High Performance Computer Cluster Advances
A Wide Range of Pursuits at the Garden
Over the past 15 years, the rapid advancement of molecular techniques, large-scale data-mining operations, and large scale studies of plant genes, populations, species, and families—to name just a few—have led to an imbalance between the ability of Garden scientists to generate data and their ability to rigorously analyze that data. This has all changed, now, with the installation of a high performance computer cluster at the Garden, funded by the National Science Foundation (NSF) and The Ambrose Monell Foundation.
Housed in a central location, the cluster is composed of several computers and related resources linked together and acting as one machine for greater speed, power, performance, efficiency, and cost-effectiveness.
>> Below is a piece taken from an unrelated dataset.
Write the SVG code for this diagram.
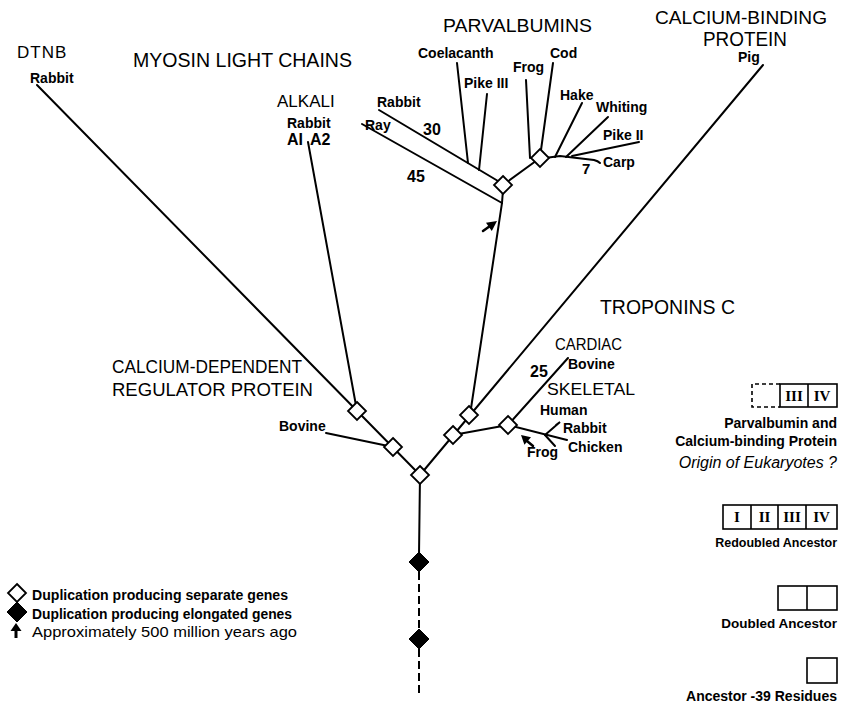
<svg xmlns="http://www.w3.org/2000/svg" xmlns:xlink="http://www.w3.org/1999/xlink" width="841" height="706" viewBox="0 0 841 706">
<defs>
<style>
.ln{stroke:#000;stroke-width:2;fill:none;stroke-linecap:round}
.dash{stroke:#000;stroke-width:2;fill:none;stroke-dasharray:8 4}
.wd{fill:#fff;stroke:#000;stroke-width:1.8}
.bd{fill:#000;stroke:#000;stroke-width:1}
.t{font-family:"Liberation Sans",Arial,sans-serif;font-size:20px;fill:#000}
.lb{font-family:"Liberation Sans",Arial,sans-serif;font-size:14px;font-weight:bold;fill:#000}
.nm{font-family:"Liberation Sans",Arial,sans-serif;font-size:16px;font-weight:bold;fill:#000}
.lg{font-family:"Liberation Sans",Arial,sans-serif;font-size:14px;font-weight:bold;fill:#000}
.it{font-family:"Liberation Sans",Arial,sans-serif;font-size:16px;font-style:italic;fill:#000}
.rn{font-family:"Liberation Serif","Times New Roman",serif;font-size:15px;font-weight:bold;fill:#000}
.box{fill:none;stroke:#000;stroke-width:1.6}
</style>
<polygon id="wdia" points="0,-9 9,0 0,9 -9,0"/>
<polygon id="bdia" points="0,-10 10,0 0,10 -10,0"/>
</defs>
<rect width="841" height="706" fill="#fff"/>

<g id="connectors">
<line class="ln" x1="420" y1="475" x2="37" y2="85"/>
<line class="ln" x1="393" y1="447" x2="326" y2="433"/>
<line class="ln" x1="357" y1="411" x2="308" y2="142"/>
<line class="ln" x1="420" y1="475" x2="763" y2="65"/>
<polyline class="ln" points="470,415 502,203 503,190"/>
<line class="ln" x1="362" y1="124" x2="502" y2="203"/>
<line class="ln" x1="379" y1="110" x2="498" y2="181"/>
<line class="ln" x1="457" y1="63" x2="468" y2="163"/>
<line class="ln" x1="487" y1="94" x2="479" y2="170"/>
<line class="ln" x1="503" y1="185" x2="540" y2="158"/>
<line class="ln" x1="526" y1="80" x2="530" y2="158"/>
<line class="ln" x1="553" y1="63" x2="541" y2="150"/>
<path class="ln" d="M545,158 L560,156 L594,160 Q598,161 600,163"/>
<line class="ln" x1="555" y1="157" x2="582" y2="103"/>
<line class="ln" x1="566" y1="157" x2="608" y2="117"/>
<line class="ln" x1="572" y1="156" x2="639" y2="142"/>
<line class="ln" x1="453" y1="435" x2="508" y2="425"/>
<line class="ln" x1="508" y1="425" x2="568" y2="358"/>
<line class="ln" x1="508" y1="425" x2="567" y2="440"/>
<polyline class="ln" points="545,435 560,422 556,425"/>
<line class="ln" x1="545" y1="435" x2="555" y2="446"/>
<line class="ln" x1="420" y1="475" x2="419" y2="555"/>
<line class="dash" x1="419" y1="572" x2="419" y2="630"/>
<line class="dash" x1="419" y1="649" x2="419" y2="697"/>
<line class="ln" x1="483" y1="231" x2="490" y2="226" style="stroke-width:2.5"/>
<polygon points="497,221 491.8,230.9 486,222.7" fill="#000"/>
<line class="ln" x1="533" y1="446" x2="527" y2="441" style="stroke-width:2.5"/>
<polygon points="521,435 531,437.3 524.4,444.7" fill="#000"/>
</g>

<g id="node-root"><use xlink:href="#wdia" href="#wdia" x="420" y="475" class="wd"/></g>
<g id="node-cdr"><use xlink:href="#wdia" href="#wdia" x="393" y="447" class="wd"/></g>
<g id="node-mlc"><use xlink:href="#wdia" href="#wdia" x="357" y="411" class="wd"/></g>
<g id="node-right1"><use xlink:href="#wdia" href="#wdia" x="453" y="435" class="wd"/></g>
<g id="node-right2"><use xlink:href="#wdia" href="#wdia" x="469" y="415" class="wd"/></g>
<g id="node-tnc"><use xlink:href="#wdia" href="#wdia" x="508" y="425" class="wd"/></g>
<g id="node-parv1"><use xlink:href="#wdia" href="#wdia" x="503" y="185" class="wd"/></g>
<g id="node-parv2"><use xlink:href="#wdia" href="#wdia" x="540" y="158" class="wd"/></g>
<g id="node-elong1"><use xlink:href="#bdia" href="#bdia" x="419" y="562" class="bd"/></g>
<g id="node-elong2"><use xlink:href="#bdia" href="#bdia" x="419" y="639" class="bd"/></g>

<g id="dtnb">
<text class="t" x="17" y="58" style="font-size:17px;letter-spacing:1px">DTNB</text>
<text class="lb" x="30" y="83">Rabbit</text>
</g>
<g id="myosin">
<text class="t" x="133" y="67" textLength="219" lengthAdjust="spacingAndGlyphs">MYOSIN LIGHT CHAINS</text>
<text class="t" x="277" y="107" style="font-size:17px">ALKALI</text>
<text class="lb" x="287" y="128">Rabbit</text>
<text class="nm" x="287" y="145">AI</text>
<text class="nm" x="310" y="145">A2</text>
</g>
<g id="parvalbumins">
<text class="t" x="443" y="32" style="font-size:19px" textLength="149" lengthAdjust="spacingAndGlyphs">PARVALBUMINS</text>
<text class="lb" x="418" y="58">Coelacanth</text>
<text class="lb" x="464" y="88">Pike III</text>
<text class="lb" x="513" y="72">Frog</text>
<text class="lb" x="550" y="58">Cod</text>
<text class="lb" x="560" y="100">Hake</text>
<text class="lb" x="596" y="112">Whiting</text>
<text class="lb" x="603" y="140">Pike II</text>
<text class="lb" x="603" y="167">Carp</text>
<text class="nm" x="582" y="174" style="font-size:15px">7</text>
<text class="lb" x="377" y="107">Rabbit</text>
<text class="lb" x="365" y="130">Ray</text>
<text class="nm" x="423" y="135">30</text>
<text class="nm" x="407" y="182">45</text>
</g>
<g id="cbp">
<text class="t" x="655" y="24" style="font-size:19px" textLength="172" lengthAdjust="spacingAndGlyphs">CALCIUM-BINDING</text>
<text class="t" x="703" y="46" style="font-size:20px" textLength="84" lengthAdjust="spacingAndGlyphs">PROTEIN</text>
<text class="lb" x="738" y="62">Pig</text>
</g>
<g id="troponins">
<text class="t" x="600" y="314" style="font-size:20px" textLength="135" lengthAdjust="spacingAndGlyphs">TROPONINS C</text>
<text class="t" x="555" y="350" style="font-size:16px" textLength="67" lengthAdjust="spacingAndGlyphs">CARDIAC</text>
<text class="lb" x="568" y="369">Bovine</text>
<text class="nm" x="530" y="377">25</text>
<text class="t" x="547" y="395" style="font-size:17px" textLength="88" lengthAdjust="spacingAndGlyphs">SKELETAL</text>
<text class="lb" x="540" y="415">Human</text>
<text class="lb" x="563" y="433">Rabbit</text>
<text class="lb" x="568" y="452">Chicken</text>
<text class="lb" x="527" y="457">Frog</text>
</g>
<g id="cdr">
<text class="t" x="112" y="373" style="font-size:18px" textLength="190" lengthAdjust="spacingAndGlyphs">CALCIUM-DEPENDENT</text>
<text class="t" x="112" y="396" style="font-size:19px" textLength="201" lengthAdjust="spacingAndGlyphs">REGULATOR PROTEIN</text>
<text class="lb" x="279" y="431">Bovine</text>
</g>

<g id="legend-symbols">
<use xlink:href="#wdia" href="#wdia" x="17" y="593" class="wd"/>
<use xlink:href="#bdia" href="#bdia" x="17" y="612" class="bd"/>
<polygon points="16,623 10.5,631 21.5,631" fill="#000"/>
<line x1="16" y1="630" x2="16" y2="638" stroke="#000" stroke-width="3"/>
<text class="lg" x="32" y="600" textLength="256" lengthAdjust="spacingAndGlyphs">Duplication producing separate genes</text>
<text class="lg" x="32" y="619" textLength="260" lengthAdjust="spacingAndGlyphs">Duplication producing elongated genes</text>
<text class="lg" x="32" y="637" style="font-weight:normal;font-size:15px" textLength="265" lengthAdjust="spacingAndGlyphs">Approximately 500 million years ago</text>
</g>

<g id="legend-parv">
<polyline points="780,384 752,384 752,407 780,407" fill="none" stroke="#000" stroke-width="1.6" stroke-dasharray="4 3"/>
<rect class="box" x="780" y="384" width="57" height="23"/>
<line class="box" x1="808" y1="384" x2="808" y2="407"/>
<text class="rn" x="794" y="401" text-anchor="middle">III</text>
<text class="rn" x="822" y="401" text-anchor="middle">IV</text>
<text class="lb" x="837" y="428" text-anchor="end">Parvalbumin and</text>
<text class="lb" x="837" y="446" text-anchor="end">Calcium-binding Protein</text>
<text class="it" x="837" y="468" text-anchor="end">Origin of Eukaryotes ?</text>
</g>
<g id="legend-redoubled">
<rect class="box" x="723" y="505" width="114" height="24"/>
<line class="box" x1="751" y1="505" x2="751" y2="529"/>
<line class="box" x1="778" y1="505" x2="778" y2="529"/>
<line class="box" x1="806" y1="505" x2="806" y2="529"/>
<text class="rn" x="737" y="522" text-anchor="middle">I</text>
<text class="rn" x="764.5" y="522" text-anchor="middle">II</text>
<text class="rn" x="792" y="522" text-anchor="middle">III</text>
<text class="rn" x="821.5" y="522" text-anchor="middle">IV</text>
<text class="lb" x="837" y="547" text-anchor="end" style="font-size:12.5px">Redoubled Ancestor</text>
</g>
<g id="legend-doubled">
<rect class="box" x="778" y="586" width="59" height="24"/>
<line class="box" x1="807" y1="586" x2="807" y2="610"/>
<text class="lb" x="837" y="628" text-anchor="end" style="font-size:13.5px">Doubled Ancestor</text>
</g>
<g id="legend-ancestor">
<rect class="box" x="807" y="658" width="30" height="25"/>
<text class="lb" x="837" y="701" text-anchor="end">Ancestor -39 Residues</text>
</g>
</svg>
It is busy with analyses twenty-four hours a day, seven days a week, and performs them on a first-come, first-serve basis as submitted to the cluster by Garden scientists, post-doctoral researchers, graduate students, interns, and others.
When submitted work reaches 85% of the cluster’s capacity, it automatically shifts allocation of its analytical resources from first-come, first-serve to allocation that maximizes the number of submitted jobs that can be completed in the shortest amount of time.
Garden scientist Dr. Fabian Michelangeli is currently using the computer cluster to analyze DNA sequences in 1,800 species in the poorly understood tribe Miconieae (plant family Melastomataceae), in order to understand and map their evolutionary relationships. This tribe is a dominant element in the Neotropical forest understory, where their fruits are an important part of the diet of birds and mammals.
Dr. Michelangeli explains “The cluster enables my team to carry out large analyses that include several hundred species for multiple genes. Such analyses thoroughly explore data using different techniques and computational methods in a timeframe that is reasonable—a matter of days instead of months. This speeds up our understanding of the natural world.”
Perhaps the greatest impact of the computer cluster will be to dramatically improve the quality of training programs for Garden graduate students as well as undergraduate and high school interns.
Students will be better and more broadly trained in new ways in which information can be extracted from data and will now be able to address a variety of questions that were previously beyond our computing capacity.
As just one example, intern Gary Tan from the Bronx High School of Science is assisting Garden scientist Dr. Damon Little in developing a rapid plant DNA extraction technique. Little and Tan are then using the computer cluster to find complex patterns in extraction success rate data and developing modifications to their technique based on these patterns.